Cape Bruny is the most southerly of all ACORN stations and, as a result, one of the coldest near sea level. The rainfall shows it’s not arid. 94010 is surrounded by grass and 94198 by heath to 0.5m, but presumably well exposed to avoid vegetation shade.

Maximum temperatures are normally recorded mid afternoon when shading isn’t an issue. Stevenson screens are not supposed to be located on watered grass but it’s unlikely the grass pictured above changes colour or heat radiation due to seasonal drying as there is very little difference in Cape Bruny’s rainfall between the 12 months, and all months are rainy enough to maintain the green.

The driest month is February with an average 56.12mm and the wettest is July with an average 95.1mm, meaning in the driest month the location still gets an average 2mm of rainfall every day.
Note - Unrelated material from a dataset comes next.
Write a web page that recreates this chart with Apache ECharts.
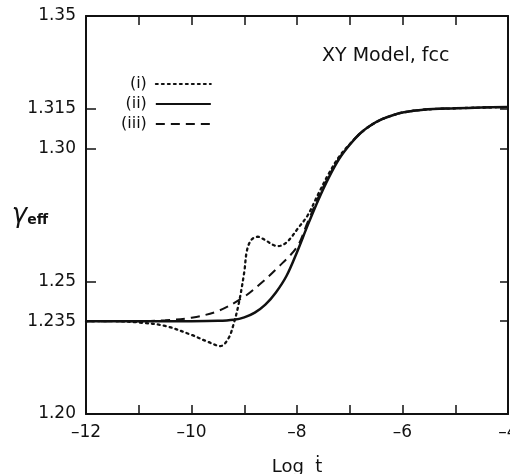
<!DOCTYPE html>
<html><head><meta charset="utf-8">
<script src="https://cdn.jsdelivr.net/npm/echarts@6/dist/echarts.min.js"></script>
<style>html,body{margin:0;padding:0;background:#fff}#c{width:510px;height:474px}</style>
</head><body><div id="c"></div>
<script>
const seriesNames = ['(i)', '(ii)', '(iii)'];

const xDotted = [-12, -11.5, -11, -10.5, -10, -9.7, -9.45, -9.3, -9.2, -9.1, -9.0, -8.95, -8.87, -8.75, -8.6, -8.45, -8.35, -8.22, -8.1, -8.0, -7.8, -7.6, -7.4, -7.2, -7.0, -6.8, -6.6, -6.4, -6.2, -6.0, -5.6, -5.0, -4.5, -4.0];
const yDotted = [1.235, 1.235, 1.2345, 1.2332, 1.2298, 1.2273, 1.2256, 1.2285, 1.234, 1.242, 1.2535, 1.2615, 1.2655, 1.2668, 1.2655, 1.2637, 1.2633, 1.2643, 1.2668, 1.2695, 1.2748, 1.2828, 1.2905, 1.297, 1.3017, 1.3058, 1.3088, 1.311, 1.3125, 1.3136, 1.3147, 1.3152, 1.3155, 1.3157];

const xSolid = [-12, -11, -10, -9.5, -9.2, -9.0, -8.8, -8.6, -8.4, -8.2, -8.0, -7.8, -7.6, -7.4, -7.2, -7.0, -6.8, -6.6, -6.4, -6.2, -6.0, -5.6, -5.0, -4.5, -4.0];
const ySolid = [1.235, 1.235, 1.235, 1.2351, 1.2355, 1.2364, 1.2382, 1.2412, 1.2458, 1.252, 1.261, 1.271, 1.2805, 1.289, 1.2962, 1.3015, 1.3058, 1.3088, 1.311, 1.3125, 1.3136, 1.3147, 1.3152, 1.3155, 1.3157];

const xDashed = [-12, -11, -10.5, -10, -9.5, -9.0, -8.7, -8.4, -8.0, -7.8, -7.6, -7.4, -7.2, -7.0, -6.8, -6.6, -6.4, -6.2, -6.0, -5.6, -5.0, -4.5, -4.0];
const yDashed = [1.235, 1.235, 1.2353, 1.2363, 1.2388, 1.2442, 1.249, 1.2545, 1.263, 1.2722, 1.2815, 1.2895, 1.2964, 1.3016, 1.3058, 1.3088, 1.311, 1.3125, 1.3136, 1.3147, 1.3152, 1.3155, 1.3157];

const yTickValues = [1.20, 1.235, 1.25, 1.30, 1.315, 1.35];
const yTickLabels = ['1.20', '1.235', '1.25', '1.30', '1.315', '1.35'];
const xLabelValues = [-12, -10, -8, -6, -4];
const xTickLabels = ['\u201312', '\u201310', '\u20138', '\u20136', '\u20134'];
const chartTitle = 'XY Model, fcc';
const xAxisTitle = 'Log  \u1E6B';

const zip = (xs, ys) => xs.map((x, i) => [x, ys[i]]);
const lookup = (vals, labels, v) => {
  const i = vals.findIndex(t => Math.abs(t - v) < 1e-9);
  return i >= 0 ? labels[i] : '';
};

const INK = '#111';
const FONT = 'DejaVu Sans';
const axisLine = { show: true, onZero: false, lineStyle: { color: INK, width: 2 } };

const chart = echarts.init(document.getElementById('c'), null, { renderer: 'canvas' });
chart.setOption({
  animation: false,
  backgroundColor: '#fff',
  grid: { left: 86, right: 2, top: 16, bottom: 60, containLabel: false, outerBoundsMode: 'none' },
  legend: {
    data: seriesNames,
    orient: 'vertical',
    left: 116,
    top: 71,
    align: 'right',
    itemWidth: 55,
    itemHeight: 12,
    itemGap: 4,
    itemStyle: { opacity: 0 },
    textStyle: { fontFamily: FONT, fontSize: 16, color: INK, padding: [0, 4, 0, 0] },
    selectedMode: false
  },
  graphic: [{
    type: 'text', left: 322, top: 47,
    style: { text: chartTitle, font: '19px "DejaVu Sans"', fill: INK }
  }],
  xAxis: [{
    type: 'value', min: -12, max: -4, interval: 1, position: 'bottom',
    name: xAxisTitle, nameLocation: 'middle', nameGap: 44, nameMoveOverlap: false,
    nameTextStyle: { fontFamily: FONT, fontSize: 18, color: INK },
    axisLine: axisLine,
    axisTick: { inside: true, length: 9, lineStyle: { color: INK, width: 1.5 } },
    axisLabel: {
      customValues: xLabelValues,
      formatter: v => lookup(xLabelValues, xTickLabels, v),
      fontFamily: FONT, fontSize: 17, color: INK, margin: 10
    },
    splitLine: { show: false }
  }, {
    type: 'value', min: -12, max: -4, interval: 1, position: 'top',
    axisLine: axisLine,
    axisTick: { inside: true, length: 9, lineStyle: { color: INK, width: 1.5 } },
    axisLabel: { show: false },
    splitLine: { show: false }
  }],
  yAxis: [{
    type: 'value', min: 1.20, max: 1.35, position: 'left',
    name: '{g|\u03B3}{s|eff}', nameLocation: 'middle', nameRotate: 0, nameGap: 38, nameMoveOverlap: false,
    nameTextStyle: {
      align: 'right',
      rich: {
        g: { fontFamily: FONT, fontSize: 26, fontStyle: 'italic', color: INK, verticalAlign: 'middle' },
        s: { fontFamily: FONT, fontSize: 14, fontWeight: 'bold', color: INK, padding: [10, 0, 0, 0], verticalAlign: 'middle' }
      }
    },
    axisLine: axisLine,
    axisTick: { inside: true, length: 10, customValues: yTickValues, lineStyle: { color: INK, width: 1.5 } },
    axisLabel: {
      customValues: yTickValues,
      formatter: v => lookup(yTickValues, yTickLabels, v),
      fontFamily: FONT, fontSize: 17, color: INK, margin: 10
    },
    splitLine: { show: false }
  }, {
    type: 'value', min: 1.20, max: 1.35, position: 'right',
    axisLine: axisLine,
    axisTick: { inside: true, length: 8, customValues: yTickValues, lineStyle: { color: INK, width: 1.5 } },
    axisLabel: { show: false },
    splitLine: { show: false }
  }],
  series: [{
    name: seriesNames[0], type: 'line', data: zip(xDotted, yDotted),
    showSymbol: false, symbol: 'none', smooth: 0.35, z: 3,
    lineStyle: { color: INK, width: 2.3, type: [2, 4], cap: 'round' },
    itemStyle: { color: INK }
  }, {
    name: seriesNames[1], type: 'line', data: zip(xSolid, ySolid),
    showSymbol: false, symbol: 'none', smooth: 0.35, z: 4,
    lineStyle: { color: INK, width: 2.5, type: 'solid' },
    itemStyle: { color: INK }
  }, {
    name: seriesNames[2], type: 'line', data: zip(xDashed, yDashed),
    showSymbol: false, symbol: 'none', smooth: 0.35, z: 2,
    lineStyle: { color: INK, width: 2, type: [9, 6] },
    itemStyle: { color: INK }
  }]
});
</script>
</body></html>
This should also maintain the greenery and albedo of the surrounding heath and 3m shrubs just east of the AWS.

The bureau's ACORN 2 technical report explanation of AWS response times minimises artificial warming of maximum temperatures by confining it only to a small number of hot, arid locations in Australia and thus not sufficiently influential to adjust the national homogenised dataset.

Cape Bruny poses questions not only about the AWS response time warming at the Tasmanian location itself but the response warming at all Australian sites - hot, cold, arid or wet.